__Provided material__:

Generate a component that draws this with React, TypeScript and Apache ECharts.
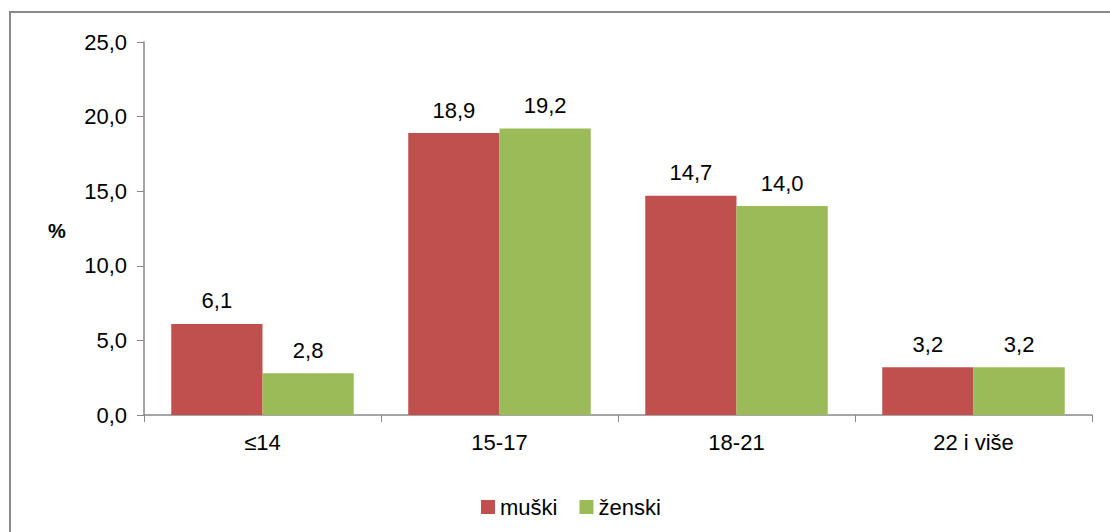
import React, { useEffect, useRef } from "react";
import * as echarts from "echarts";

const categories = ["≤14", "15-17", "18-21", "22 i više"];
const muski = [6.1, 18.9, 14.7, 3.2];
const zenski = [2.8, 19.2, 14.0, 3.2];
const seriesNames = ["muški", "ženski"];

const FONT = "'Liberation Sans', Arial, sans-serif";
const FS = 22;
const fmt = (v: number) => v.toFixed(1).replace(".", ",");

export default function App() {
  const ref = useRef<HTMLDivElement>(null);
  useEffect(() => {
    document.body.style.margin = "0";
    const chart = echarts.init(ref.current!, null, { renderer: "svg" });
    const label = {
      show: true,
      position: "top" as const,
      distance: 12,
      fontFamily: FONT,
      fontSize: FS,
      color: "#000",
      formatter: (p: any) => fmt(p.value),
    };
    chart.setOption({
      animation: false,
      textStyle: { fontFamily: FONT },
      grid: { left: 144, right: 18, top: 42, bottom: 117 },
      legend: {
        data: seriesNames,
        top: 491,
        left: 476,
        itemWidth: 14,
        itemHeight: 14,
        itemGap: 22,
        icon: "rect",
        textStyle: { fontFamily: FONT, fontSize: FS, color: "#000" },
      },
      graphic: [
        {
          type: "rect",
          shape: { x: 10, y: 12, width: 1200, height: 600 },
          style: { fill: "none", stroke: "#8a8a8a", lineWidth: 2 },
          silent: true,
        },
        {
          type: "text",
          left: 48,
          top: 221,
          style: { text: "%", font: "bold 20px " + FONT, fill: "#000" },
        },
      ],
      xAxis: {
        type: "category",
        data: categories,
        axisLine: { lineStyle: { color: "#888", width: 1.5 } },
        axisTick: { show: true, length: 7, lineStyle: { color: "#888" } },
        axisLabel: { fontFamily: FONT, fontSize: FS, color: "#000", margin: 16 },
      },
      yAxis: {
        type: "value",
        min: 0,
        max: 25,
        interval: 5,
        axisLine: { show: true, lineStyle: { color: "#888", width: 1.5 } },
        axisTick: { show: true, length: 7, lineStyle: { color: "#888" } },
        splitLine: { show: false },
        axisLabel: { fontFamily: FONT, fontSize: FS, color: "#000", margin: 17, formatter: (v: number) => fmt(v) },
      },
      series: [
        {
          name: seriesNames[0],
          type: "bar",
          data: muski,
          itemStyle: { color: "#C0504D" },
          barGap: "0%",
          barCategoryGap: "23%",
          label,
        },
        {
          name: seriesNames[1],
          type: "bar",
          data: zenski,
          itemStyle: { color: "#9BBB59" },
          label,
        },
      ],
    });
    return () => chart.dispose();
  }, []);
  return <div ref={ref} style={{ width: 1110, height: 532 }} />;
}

__Challenge__:
Copy nothing but the lines from the top of the material through the line holding "const fmt = (v: number)", exactly as written; omit pictures.

__Complete output__:
Generate a component that draws this with React, TypeScript and Apache ECharts.
import React, { useEffect, useRef } from "react";
import * as echarts from "echarts";

const categories = ["≤14", "15-17", "18-21", "22 i više"];
const muski = [6.1, 18.9, 14.7, 3.2];
const zenski = [2.8, 19.2, 14.0, 3.2];
const seriesNames = ["muški", "ženski"];

const FONT = "'Liberation Sans', Arial, sans-serif";
const FS = 22;
const fmt = (v: number) => v.toFixed(1).replace(".", ",");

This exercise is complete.